A fair guess would involve a playing XI not including Sachin Tendulkar, Rahul Dravid, Sourav Ganguly or VVS Laxman up against a fearsomely nasty Australian attack on a bouncy Perth track.

How, then, would said Indian cricket fan deal with a squad that’s missing not just these four legends, but also more recent luminaries such as Virender Sehwag, Gautam Gambhir, Mahendra Singh Dhoni, Yuvraj Singh, Harbhajan Singh or Zaheer Khan?

Will the television sets be turned on at all? Stuffed to the gills with non-stop action, first in the form of a never-ending Indian Premier League and then the disastrous World T20 campaign, will the 50-over format seem too slow, too long?

These, and a few other questions, should be answered when the second-string Indians take on the new-look Sri Lankans and unglamorous Zimbabweans in a tri-series that could aptly have been named the ‘What Lies in the Future Cup’.

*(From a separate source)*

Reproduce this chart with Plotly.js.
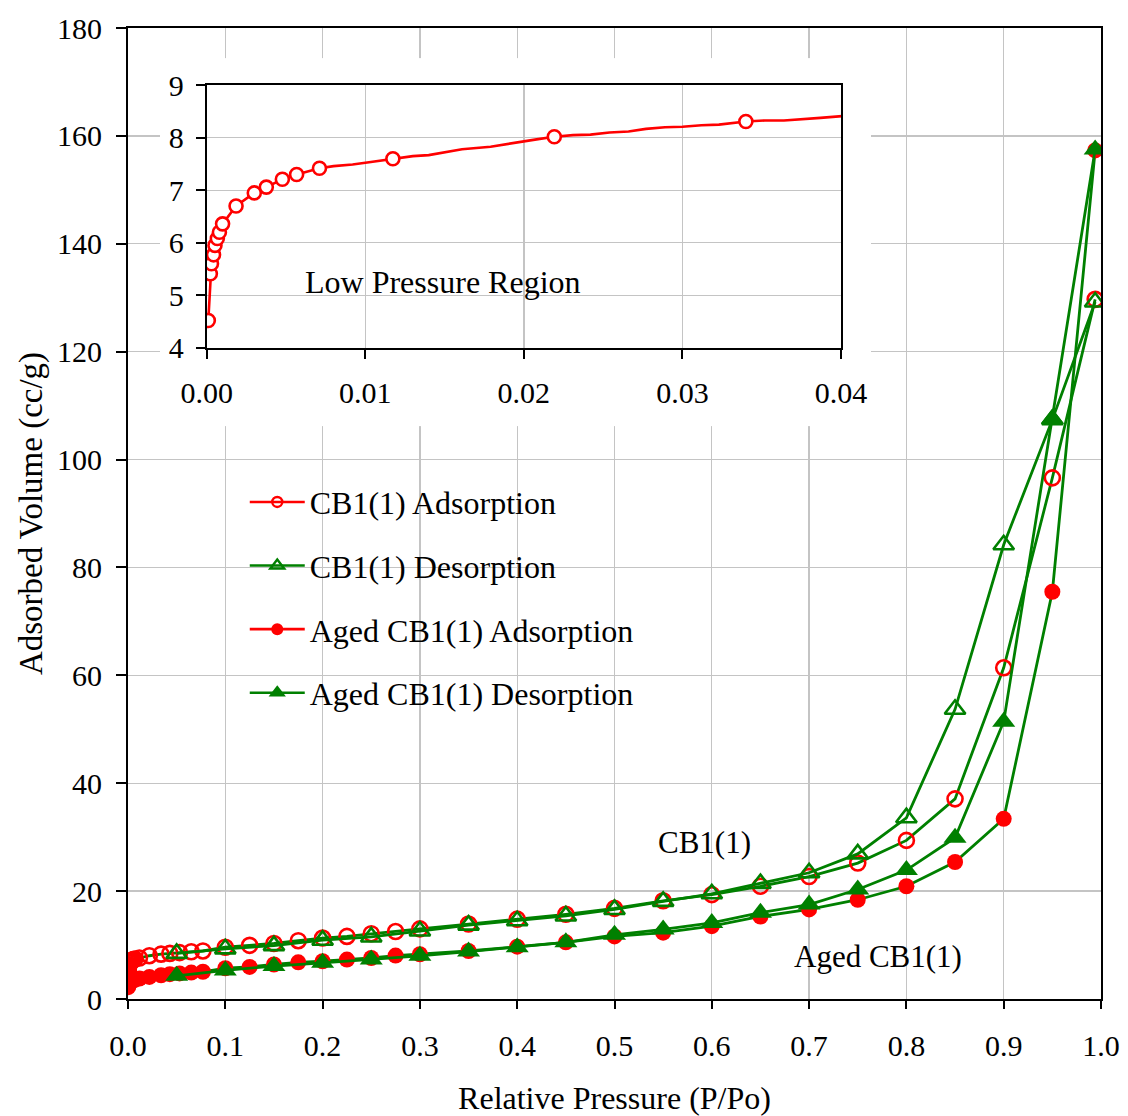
<!DOCTYPE html>
<html>
<head>
<meta charset="utf-8">
<script src="https://cdn.plot.ly/plotly-3.0.1.min.js"></script>
<style>html,body{margin:0;padding:0;background:#fff;}#chart{width:1128px;height:1116px;}</style>
</head>
<body>
<div id="chart"></div>
<script>
// ---- Data ----
// CB1(1) adsorption (open red circles)
var cb1AdsX = [0.0001, 0.00023, 0.0003, 0.00043, 0.00052, 0.00067, 0.0008, 0.001, 0.00185, 0.003, 0.00376, 0.00477, 0.00567, 0.00711, 0.01174, 0.02192, 0.034,
  0.043, 0.053, 0.065, 0.077, 0.1, 0.125, 0.15, 0.175, 0.2, 0.225, 0.25, 0.275, 0.3, 0.35, 0.4, 0.45, 0.5, 0.55, 0.6, 0.65, 0.7, 0.75, 0.8, 0.85, 0.9, 0.95, 0.994];
var cb1AdsY = [4.52, 5.41, 5.60, 5.77, 5.95, 6.08, 6.20, 6.36, 6.70, 6.95, 7.06, 7.21, 7.30, 7.42, 7.60, 8.02, 8.31,
  8.45, 8.6, 8.75, 8.9, 9.6, 9.95, 10.3, 10.8, 11.3, 11.6, 12.1, 12.5, 13.0, 13.9, 14.8, 15.7, 16.8, 18.2, 19.35, 20.9, 22.7, 25.2, 29.4, 37.1, 61.4, 96.6, 129.7];

// CB1(1) desorption (open green triangles)
var cb1DesX = [0.994, 0.95, 0.9, 0.85, 0.8, 0.75, 0.7, 0.65, 0.6, 0.55, 0.5, 0.45, 0.4, 0.35, 0.3, 0.25, 0.2, 0.15, 0.1, 0.05];
var cb1DesY = [129.2, 107.4, 84.2, 53.7, 33.6, 26.9, 23.4, 21.4, 19.5, 18.1, 16.6, 15.4, 14.5, 13.7, 12.6, 11.5, 10.9, 9.9, 9.3, 8.45];

// Aged CB1(1) adsorption (filled red circles)
var agedAdsX = [0.0002, 0.0004, 0.0006, 0.001, 0.0019, 0.003, 0.0048, 0.0071, 0.0118, 0.022, 0.034, 0.043, 0.053, 0.065, 0.077,
  0.1, 0.125, 0.15, 0.175, 0.2, 0.225, 0.25, 0.275, 0.3, 0.35, 0.4, 0.45, 0.5, 0.55, 0.6, 0.65, 0.7, 0.75, 0.8, 0.85, 0.9, 0.95, 0.994];
var agedAdsY = [2.2, 2.5, 2.7, 2.9, 3.1, 3.25, 3.4, 3.55, 3.8, 4.1, 4.4, 4.6, 4.75, 4.9, 5.05,
  5.7, 5.95, 6.4, 6.8, 7.0, 7.3, 7.6, 8.05, 8.3, 8.9, 9.7, 10.5, 11.6, 12.3, 13.5, 15.3, 16.6, 18.4, 20.9, 25.4, 33.4, 75.5, 157.3];

// Aged CB1(1) desorption (filled green triangles)
var agedDesX = [0.994, 0.95, 0.9, 0.85, 0.8, 0.75, 0.7, 0.65, 0.6, 0.55, 0.5, 0.45, 0.4, 0.35, 0.3, 0.25, 0.2, 0.15, 0.1, 0.05];
var agedDesY = [157.5, 107.6, 51.4, 29.9, 23.9, 20.3, 17.5, 16.0, 14.1, 12.9, 11.9, 10.5, 9.6, 8.8, 8.0, 7.3, 6.7, 6.1, 5.3, 4.3];

// Inset: continuous low-pressure adsorption curve of CB1(1)
var insetLineX = [0.0001, 0.00023, 0.0003, 0.00043, 0.00052, 0.00067, 0.0008, 0.001, 0.00185, 0.003, 0.00376, 0.00477, 0.00567, 0.00711, 0.008, 0.0092, 0.01035, 0.01174,
  0.013, 0.014, 0.015, 0.0161, 0.0179, 0.0196, 0.0208, 0.02192, 0.0231, 0.0242, 0.0254, 0.0266, 0.0277, 0.0289, 0.0300, 0.0312, 0.0323, 0.034, 0.0352, 0.0364, 0.0375, 0.0387, 0.0404];
var insetLineY = [4.52, 5.41, 5.60, 5.77, 5.95, 6.08, 6.20, 6.36, 6.70, 6.95, 7.06, 7.21, 7.30, 7.42, 7.46, 7.49, 7.54, 7.60,
  7.65, 7.67, 7.72, 7.78, 7.83, 7.92, 7.97, 8.02, 8.05, 8.06, 8.10, 8.12, 8.17, 8.20, 8.21, 8.24, 8.25, 8.31, 8.33, 8.33, 8.36, 8.38, 8.42];

var seriesNames = ['CB1(1) Adsorption', 'CB1(1) Desorption', 'Aged CB1(1) Adsorption', 'Aged CB1(1) Desorption'];
var mainTickLabelsX = ['0.0','0.1','0.2','0.3','0.4','0.5','0.6','0.7','0.8','0.9','1.0'];
var mainTickValsX = [0,0.1,0.2,0.3,0.4,0.5,0.6,0.7,0.8,0.9,1.0];
var insetTickLabelsX = ['0.00','0.01','0.02','0.03','0.04'];
var insetTickValsX = [0,0.01,0.02,0.03,0.04];

// ---- Styling ----
var RED = '#ff0000';
var GREEN = '#008000';
var FONT = 'Liberation Serif, Times New Roman, serif';
var LW = 2.8;

var traces = [];
// main plot traces (all connecting lines green, as in the reference)
traces.push({x: cb1AdsX, y: cb1AdsY, mode: 'lines+markers', showlegend: false, hoverinfo: 'skip',
  line: {color: GREEN, width: LW},
  marker: {symbol: 'circle-open', size: 15, color: RED, line: {color: RED, width: 2.6}}});
traces.push({x: agedAdsX, y: agedAdsY, mode: 'lines+markers', showlegend: false, hoverinfo: 'skip',
  line: {color: GREEN, width: LW},
  marker: {symbol: 'circle', size: 16, color: RED}});
traces.push({x: cb1DesX, y: cb1DesY, mode: 'lines+markers', showlegend: false, hoverinfo: 'skip',
  line: {color: GREEN, width: LW},
  marker: {symbol: 'triangle-up-open', size: 18, color: GREEN, line: {color: GREEN, width: 2.6}}});
traces.push({x: agedDesX, y: agedDesY, mode: 'lines+markers', showlegend: false, hoverinfo: 'skip',
  line: {color: GREEN, width: LW},
  marker: {symbol: 'triangle-up', size: 20, color: GREEN}});

// legend entries
traces.push({x: [null], y: [null], mode: 'lines+markers', name: seriesNames[0], legendgroup: 'a',
  line: {color: RED, width: 2.6}, marker: {symbol: 'circle-open', size: 10, color: RED, line: {color: RED, width: 2.4}}});
traces.push({x: [null], y: [null], mode: 'lines+markers', name: seriesNames[1], legendgroup: 'b',
  line: {color: GREEN, width: 2.6}, marker: {symbol: 'triangle-up-open', size: 12, color: GREEN, line: {color: GREEN, width: 2.4}}});
traces.push({x: [null], y: [null], mode: 'lines+markers', name: seriesNames[2], legendgroup: 'c',
  line: {color: RED, width: 2.6}, marker: {symbol: 'circle', size: 12, color: RED}});
traces.push({x: [null], y: [null], mode: 'lines+markers', name: seriesNames[3], legendgroup: 'd',
  line: {color: GREEN, width: 2.6}, marker: {symbol: 'triangle-up', size: 15, color: GREEN}});

// white cover subplot behind the inset
traces.push({x: [], y: [], xaxis: 'x2', yaxis: 'y2', mode: 'markers', showlegend: false, hoverinfo: 'skip'});

// inset traces
traces.push({x: insetLineX, y: insetLineY, xaxis: 'x3', yaxis: 'y3', mode: 'lines', showlegend: false, hoverinfo: 'skip',
  line: {color: RED, width: 2.6}});
traces.push({x: cb1AdsX, y: cb1AdsY, xaxis: 'x3', yaxis: 'y3', mode: 'markers', showlegend: false, hoverinfo: 'skip',
  marker: {symbol: 'circle', size: 13, color: '#ffffff', line: {color: RED, width: 2.6}}});

var axisCommon = {
  showline: true, linecolor: '#000', linewidth: 2, mirror: true,
  ticks: 'outside', tickcolor: '#000', tickwidth: 2,
  showgrid: true, gridcolor: '#c4c4c4', gridwidth: 1.3, zeroline: false,
  tickfont: {family: FONT, size: 30, color: '#000'}
};

function ax(extra) { return Object.assign({}, axisCommon, extra); }

var layout = {
  width: 1128, height: 1116,
  margin: {l: 128, r: 27, t: 28, b: 117, pad: 0},
  paper_bgcolor: '#ffffff', plot_bgcolor: '#ffffff',
  font: {family: FONT, color: '#000', size: 31},
  showlegend: true,
  hovermode: false,
  legend: {x: 0.12, y: 0.54, xanchor: 'left', yanchor: 'top', bgcolor: 'rgba(0,0,0,0)', borderwidth: 0,
    font: {family: FONT, size: 32, color: '#000'}, tracegroupgap: 19, itemwidth: 55},
  xaxis: ax({domain: [0, 1], anchor: 'y', range: [0, 1], tickvals: mainTickValsX, ticktext: mainTickLabelsX,
    ticklen: 8, ticklabelstandoff: 11,
    title: {text: 'Relative Pressure (P/Po)', font: {family: FONT, size: 32, color: '#000'}, standoff: 34}}),
  yaxis: ax({domain: [0, 1], anchor: 'x', range: [0, 180], dtick: 20, tick0: 0,
    ticklen: 10, ticklabelstandoff: 8,
    title: {text: 'Adsorbed Volume (cc/g)', font: {family: FONT, size: 33, color: '#000'}, standoff: 4}}),
  xaxis2: {domain: [0.0329, 0.7636], anchor: 'y2', range: [0, 1], visible: false, showgrid: false, zeroline: false},
  yaxis2: {domain: [0.590, 0.969], anchor: 'x2', range: [0, 1], visible: false, showgrid: false, zeroline: false},
  xaxis3: ax({domain: [0.0809, 0.7328], anchor: 'y3', range: [0, 0.04], tickvals: insetTickValsX, ticktext: insetTickLabelsX,
    ticklen: 9, ticklabelstandoff: 8}),
  yaxis3: ax({domain: [0.6707, 0.941], anchor: 'x3', range: [4, 9], dtick: 1, tick0: 4,
    ticklen: 9, ticklabelstandoff: 6}),
  annotations: [
    {xref: 'x3', yref: 'y3', x: 0.0149, y: 5.25, text: 'Low Pressure Region', showarrow: false,
      font: {family: FONT, size: 32, color: '#000'}},
    {xref: 'x', yref: 'y', x: 0.593, y: 29.0, text: 'CB1(1)', showarrow: false,
      font: {family: FONT, size: 31, color: '#000'}},
    {xref: 'x', yref: 'y', x: 0.771, y: 7.9, text: 'Aged CB1(1)', showarrow: false,
      font: {family: FONT, size: 31, color: '#000'}}
  ]
};

Plotly.newPlot('chart', traces, layout, {displayModeBar: false, staticPlot: true});
</script>
</body>
</html>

The Indian squad left for Zimbabwe on Tuesday evening, and Suresh Raina — addressing his first pre-tour press conference as India captain — was all smiles as he answered sundry questions put to him with various combinations of the words ‘promising’, ‘opportunity’ and ‘relaxed’.

He promised that the team would give it their all. “If we put up 250 on the board, it will seem like 290,” he said, explaining that the squad was ‘young’ and ‘fit’. It’s unlikely that he was taking a dig at the seniors, some of whom recently found themselves on the wrong side of a fitness controversy.

He said that the team would do well as they had a lot to prove and the opportunity they had now wasn’t one that came along too often, that each of the 15-member squad would be out there to prove they had earned the right to wear the India jersey with compelling performances in domestic cricket and in the IPL.

He also denied that there was pressure of any kind, that the tour wasn’t the double-edged sword that people were making it out to be: Win and it’s no big deal, but lose and you’ll be taken to the cleaners. His confidence was infectious — “Keep it simple is the advice I’ve got from (Mahendra Singh) Dhoni” — but will they cop no flak if they, for example, lose a game to Zimbabwe?

“This team’s strength is in the fast bowlers, and the spinners and the batting line-up,” he said when asked to list his team’s strengths, “and the fielding.” And weaknesses? “There are none. I like to think positive,” Raina smiled. Despite probable pitfalls, this team’s biggest challenge will not be how they square up against some of Lankan young guns or how they turn on the style against the unfancied, and slightly underrated, Zimbabweans. Their real challenge will be convincing people back home (at least those who are watching) that the future of Indian cricket, one without today’s household names, isn’t as scary as it sometimes seems.